Hillary Clinton leads by 13 pts on eve of Michigan primary

By Thom Fain/Breifing

Some people are calling it a “must-win” for Sen. Bernie Sanders, who trails former First Lady/Secretary of State Hillary Clinton 42-55 in a new poll released the day before Michigan voters are set to send up the majority of 148 delegates to the winner of its primary.

Delegates will be split proportionally, assuming both candidates net 15% of the vote.

According to the  Monmouth University Poll:
One-in-ten voters (11%) say they have already cast their ballots in the Democratic primary and another 49% say they have completely decided on their candidate choice. Clinton voters (65%) are slightly more likely than Sanders supporters (58%) to say their choice is locked in, with Clinton voters being twice as likely to have already mailed in their ballots. Another 25% of Democrats have a strong preference but are still open to considering other candidates and 8% have only a slight preference while 6% say they are still really undecided. 

During last night’s Flint, Michigan debate the two candidates sparred over issues ranging from gun violence to Wall Street bailouts, and each highlighted their efforts to assist minority voters in their plight for equal opportunity and civil rights. The ongoing water crisis in the city ignited both candidates in an effort to get Gov. Rick Snyder to step down, after the Michigan state government falsely claimed the lead-laden water was safe for consumption in light of research that suggested otherwise.

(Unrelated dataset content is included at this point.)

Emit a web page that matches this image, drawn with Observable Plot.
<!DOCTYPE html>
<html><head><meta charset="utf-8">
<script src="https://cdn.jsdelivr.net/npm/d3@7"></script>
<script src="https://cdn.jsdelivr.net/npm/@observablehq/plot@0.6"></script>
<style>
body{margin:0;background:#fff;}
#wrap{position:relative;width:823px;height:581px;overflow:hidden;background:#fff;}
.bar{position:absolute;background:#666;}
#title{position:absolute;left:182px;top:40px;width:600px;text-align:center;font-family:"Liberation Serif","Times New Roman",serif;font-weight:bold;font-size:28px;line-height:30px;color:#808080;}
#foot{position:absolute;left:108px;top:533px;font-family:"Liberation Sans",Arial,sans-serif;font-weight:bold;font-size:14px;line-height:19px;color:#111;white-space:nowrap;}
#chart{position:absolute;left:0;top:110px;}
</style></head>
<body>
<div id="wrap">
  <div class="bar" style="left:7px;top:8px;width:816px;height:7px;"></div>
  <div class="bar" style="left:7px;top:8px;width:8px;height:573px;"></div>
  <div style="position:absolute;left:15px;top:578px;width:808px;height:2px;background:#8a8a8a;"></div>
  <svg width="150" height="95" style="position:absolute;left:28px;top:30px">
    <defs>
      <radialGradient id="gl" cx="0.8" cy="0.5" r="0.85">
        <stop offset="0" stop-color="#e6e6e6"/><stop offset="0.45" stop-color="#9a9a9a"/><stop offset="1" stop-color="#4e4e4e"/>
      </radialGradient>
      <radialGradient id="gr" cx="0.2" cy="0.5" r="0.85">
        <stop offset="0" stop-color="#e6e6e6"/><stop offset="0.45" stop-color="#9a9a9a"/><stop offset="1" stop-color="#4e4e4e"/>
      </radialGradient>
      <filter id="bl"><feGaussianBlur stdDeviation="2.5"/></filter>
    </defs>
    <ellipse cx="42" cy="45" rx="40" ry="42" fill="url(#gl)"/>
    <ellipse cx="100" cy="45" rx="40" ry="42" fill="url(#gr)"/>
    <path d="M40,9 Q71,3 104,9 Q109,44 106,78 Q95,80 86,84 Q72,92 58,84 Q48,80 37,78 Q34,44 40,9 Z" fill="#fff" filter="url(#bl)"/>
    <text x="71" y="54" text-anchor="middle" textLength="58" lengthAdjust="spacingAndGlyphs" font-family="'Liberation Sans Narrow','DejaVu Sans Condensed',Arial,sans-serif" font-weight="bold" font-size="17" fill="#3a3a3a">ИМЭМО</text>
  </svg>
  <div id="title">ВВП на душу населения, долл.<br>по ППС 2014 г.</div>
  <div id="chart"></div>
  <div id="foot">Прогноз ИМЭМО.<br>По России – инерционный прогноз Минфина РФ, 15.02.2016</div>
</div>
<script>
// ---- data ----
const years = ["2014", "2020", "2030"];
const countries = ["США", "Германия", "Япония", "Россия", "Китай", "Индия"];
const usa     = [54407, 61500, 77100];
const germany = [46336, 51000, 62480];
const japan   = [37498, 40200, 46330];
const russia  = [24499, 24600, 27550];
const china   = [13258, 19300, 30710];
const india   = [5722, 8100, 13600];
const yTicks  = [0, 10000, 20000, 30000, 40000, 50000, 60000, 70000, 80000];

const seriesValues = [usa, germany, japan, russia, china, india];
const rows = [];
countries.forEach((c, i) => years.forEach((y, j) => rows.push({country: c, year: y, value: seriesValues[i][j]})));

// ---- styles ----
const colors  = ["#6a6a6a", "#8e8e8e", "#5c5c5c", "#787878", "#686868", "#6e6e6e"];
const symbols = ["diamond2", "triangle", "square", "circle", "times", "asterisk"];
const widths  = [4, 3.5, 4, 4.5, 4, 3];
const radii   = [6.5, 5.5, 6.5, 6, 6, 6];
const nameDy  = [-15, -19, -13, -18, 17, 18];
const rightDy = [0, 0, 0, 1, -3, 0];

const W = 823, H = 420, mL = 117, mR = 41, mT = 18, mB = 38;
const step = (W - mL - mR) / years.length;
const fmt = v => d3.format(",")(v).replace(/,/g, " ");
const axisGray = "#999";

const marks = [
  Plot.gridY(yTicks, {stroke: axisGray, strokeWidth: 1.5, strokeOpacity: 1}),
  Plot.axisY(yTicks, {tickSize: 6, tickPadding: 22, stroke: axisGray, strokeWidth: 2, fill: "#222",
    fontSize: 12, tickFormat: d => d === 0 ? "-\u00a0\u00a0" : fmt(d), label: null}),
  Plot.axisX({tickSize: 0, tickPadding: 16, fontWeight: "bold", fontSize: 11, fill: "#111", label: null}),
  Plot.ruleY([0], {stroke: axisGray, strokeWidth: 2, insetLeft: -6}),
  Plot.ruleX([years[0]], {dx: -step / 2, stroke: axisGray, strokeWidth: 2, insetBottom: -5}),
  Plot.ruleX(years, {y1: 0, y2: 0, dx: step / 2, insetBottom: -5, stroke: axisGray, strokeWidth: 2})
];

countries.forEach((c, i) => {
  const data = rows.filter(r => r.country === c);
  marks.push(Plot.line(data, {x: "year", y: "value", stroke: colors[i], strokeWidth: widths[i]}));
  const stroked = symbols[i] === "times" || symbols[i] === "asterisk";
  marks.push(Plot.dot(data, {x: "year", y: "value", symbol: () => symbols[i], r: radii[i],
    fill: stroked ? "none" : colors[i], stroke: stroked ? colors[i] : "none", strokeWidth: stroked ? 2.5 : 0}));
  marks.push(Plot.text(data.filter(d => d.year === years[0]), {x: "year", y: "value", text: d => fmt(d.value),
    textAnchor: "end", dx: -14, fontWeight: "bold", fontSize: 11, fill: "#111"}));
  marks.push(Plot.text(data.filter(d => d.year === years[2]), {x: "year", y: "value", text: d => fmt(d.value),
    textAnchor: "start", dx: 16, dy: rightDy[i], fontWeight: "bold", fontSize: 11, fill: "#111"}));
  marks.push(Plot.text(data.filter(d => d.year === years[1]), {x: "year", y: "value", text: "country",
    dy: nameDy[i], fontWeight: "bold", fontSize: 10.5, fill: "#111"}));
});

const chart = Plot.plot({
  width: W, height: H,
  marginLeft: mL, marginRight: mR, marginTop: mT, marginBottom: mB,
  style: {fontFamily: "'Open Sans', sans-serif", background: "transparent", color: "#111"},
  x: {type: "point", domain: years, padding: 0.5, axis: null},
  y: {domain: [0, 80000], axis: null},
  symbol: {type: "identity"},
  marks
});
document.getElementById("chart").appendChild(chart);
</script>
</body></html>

In the once-rich city of Detroit, which is heavily African-American, auto manufacturing jobs were routinely cut out in favor of robotics and overseas workers. The TARP bailout alleviated some of the paints felt during the Great Recession, legislation that Clinton voted for and Sanders against.

Sanders has called it a Wall Street bailout.

The two candidates share the same stance on a wide range of issues, but Sanders hopes to capitalize on his outsider status and refusal to take donations from Wall Street or Super PAC’s in an age of anti-establishment anger held by many people all across America.